- Provided data:
====
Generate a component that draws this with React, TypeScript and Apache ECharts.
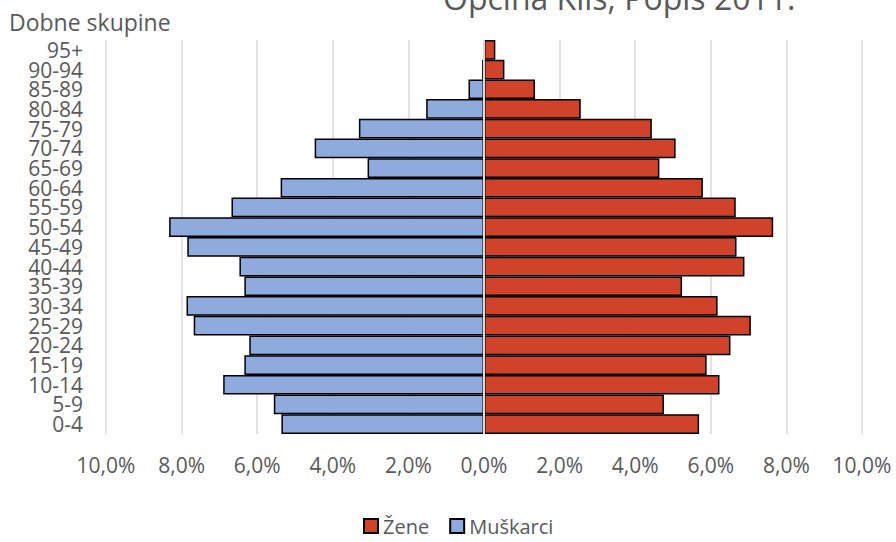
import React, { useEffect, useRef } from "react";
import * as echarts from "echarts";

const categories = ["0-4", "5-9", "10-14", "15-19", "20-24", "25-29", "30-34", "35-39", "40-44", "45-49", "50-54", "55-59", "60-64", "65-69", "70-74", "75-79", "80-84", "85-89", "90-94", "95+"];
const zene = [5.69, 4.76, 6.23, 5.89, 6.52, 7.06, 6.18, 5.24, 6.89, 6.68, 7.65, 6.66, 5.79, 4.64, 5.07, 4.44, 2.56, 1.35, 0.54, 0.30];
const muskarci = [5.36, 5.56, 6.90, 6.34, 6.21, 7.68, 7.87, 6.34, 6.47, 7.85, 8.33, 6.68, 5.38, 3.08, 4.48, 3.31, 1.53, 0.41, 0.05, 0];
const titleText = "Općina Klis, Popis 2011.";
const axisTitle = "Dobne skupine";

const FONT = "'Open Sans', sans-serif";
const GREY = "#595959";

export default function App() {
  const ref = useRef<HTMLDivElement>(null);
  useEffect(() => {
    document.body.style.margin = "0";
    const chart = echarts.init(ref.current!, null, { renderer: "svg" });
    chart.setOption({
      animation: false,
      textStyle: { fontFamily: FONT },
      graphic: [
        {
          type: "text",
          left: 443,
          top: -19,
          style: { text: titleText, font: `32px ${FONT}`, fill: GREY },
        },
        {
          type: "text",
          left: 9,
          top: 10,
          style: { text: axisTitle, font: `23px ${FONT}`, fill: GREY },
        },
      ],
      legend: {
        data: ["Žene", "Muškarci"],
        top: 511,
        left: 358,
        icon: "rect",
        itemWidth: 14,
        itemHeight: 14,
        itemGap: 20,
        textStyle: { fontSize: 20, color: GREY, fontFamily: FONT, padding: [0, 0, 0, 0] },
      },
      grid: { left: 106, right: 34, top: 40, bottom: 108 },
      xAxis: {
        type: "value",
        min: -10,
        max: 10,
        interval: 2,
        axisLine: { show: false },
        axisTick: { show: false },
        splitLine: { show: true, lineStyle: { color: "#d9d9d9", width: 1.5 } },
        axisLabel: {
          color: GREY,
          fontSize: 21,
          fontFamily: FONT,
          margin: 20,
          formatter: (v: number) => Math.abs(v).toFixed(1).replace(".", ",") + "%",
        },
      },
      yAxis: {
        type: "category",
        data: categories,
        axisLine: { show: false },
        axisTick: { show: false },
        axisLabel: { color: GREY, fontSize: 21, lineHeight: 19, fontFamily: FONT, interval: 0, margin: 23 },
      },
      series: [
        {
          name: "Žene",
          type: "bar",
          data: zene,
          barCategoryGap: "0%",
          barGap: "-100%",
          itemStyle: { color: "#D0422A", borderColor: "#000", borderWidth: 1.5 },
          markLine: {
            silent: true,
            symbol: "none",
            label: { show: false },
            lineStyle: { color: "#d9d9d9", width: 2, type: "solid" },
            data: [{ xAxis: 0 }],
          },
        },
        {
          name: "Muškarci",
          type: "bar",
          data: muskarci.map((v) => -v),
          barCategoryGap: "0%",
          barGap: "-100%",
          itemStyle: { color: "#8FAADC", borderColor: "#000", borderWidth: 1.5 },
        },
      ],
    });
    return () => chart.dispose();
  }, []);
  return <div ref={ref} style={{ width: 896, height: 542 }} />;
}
====
From the data above, write out everything exactly except the pictures.

- Solved problem:
Generate a component that draws this with React, TypeScript and Apache ECharts.
import React, { useEffect, useRef } from "react";
import * as echarts from "echarts";

const categories = ["0-4", "5-9", "10-14", "15-19", "20-24", "25-29", "30-34", "35-39", "40-44", "45-49", "50-54", "55-59", "60-64", "65-69", "70-74", "75-79", "80-84", "85-89", "90-94", "95+"];
const zene = [5.69, 4.76, 6.23, 5.89, 6.52, 7.06, 6.18, 5.24, 6.89, 6.68, 7.65, 6.66, 5.79, 4.64, 5.07, 4.44, 2.56, 1.35, 0.54, 0.30];
const muskarci = [5.36, 5.56, 6.90, 6.34, 6.21, 7.68, 7.87, 6.34, 6.47, 7.85, 8.33, 6.68, 5.38, 3.08, 4.48, 3.31, 1.53, 0.41, 0.05, 0];
const titleText = "Općina Klis, Popis 2011.";
const axisTitle = "Dobne skupine";

const FONT = "'Open Sans', sans-serif";
const GREY = "#595959";

export default function App() {
  const ref = useRef<HTMLDivElement>(null);
  useEffect(() => {
    document.body.style.margin = "0";
    const chart = echarts.init(ref.current!, null, { renderer: "svg" });
    chart.setOption({
      animation: false,
      textStyle: { fontFamily: FONT },
      graphic: [
        {
          type: "text",
          left: 443,
          top: -19,
          style: { text: titleText, font: `32px ${FONT}`, fill: GREY },
        },
        {
          type: "text",
          left: 9,
          top: 10,
          style: { text: axisTitle, font: `23px ${FONT}`, fill: GREY },
        },
      ],
      legend: {
        data: ["Žene", "Muškarci"],
        top: 511,
        left: 358,
        icon: "rect",
        itemWidth: 14,
        itemHeight: 14,
        itemGap: 20,
        textStyle: { fontSize: 20, color: GREY, fontFamily: FONT, padding: [0, 0, 0, 0] },
      },
      grid: { left: 106, right: 34, top: 40, bottom: 108 },
      xAxis: {
        type: "value",
        min: -10,
        max: 10,
        interval: 2,
        axisLine: { show: false },
        axisTick: { show: false },
        splitLine: { show: true, lineStyle: { color: "#d9d9d9", width: 1.5 } },
        axisLabel: {
          color: GREY,
          fontSize: 21,
          fontFamily: FONT,
          margin: 20,
          formatter: (v: number) => Math.abs(v).toFixed(1).replace(".", ",") + "%",
        },
      },
      yAxis: {
        type: "category",
        data: categories,
        axisLine: { show: false },
        axisTick: { show: false },
        axisLabel: { color: GREY, fontSize: 21, lineHeight: 19, fontFamily: FONT, interval: 0, margin: 23 },
      },
      series: [
        {
          name: "Žene",
          type: "bar",
          data: zene,
          barCategoryGap: "0%",
          barGap: "-100%",
          itemStyle: { color: "#D0422A", borderColor: "#000", borderWidth: 1.5 },
          markLine: {
            silent: true,
            symbol: "none",
            label: { show: false },
            lineStyle: { color: "#d9d9d9", width: 2, type: "solid" },
            data: [{ xAxis: 0 }],
          },
        },
        {
          name: "Muškarci",
          type: "bar",
          data: muskarci.map((v) => -v),
          barCategoryGap: "0%",
          barGap: "-100%",
          itemStyle: { color: "#8FAADC", borderColor: "#000", borderWidth: 1.5 },
        },
      ],
    });
    return () => chart.dispose();
  }, []);
  return <div ref={ref} style={{ width: 896, height: 542 }} />;
}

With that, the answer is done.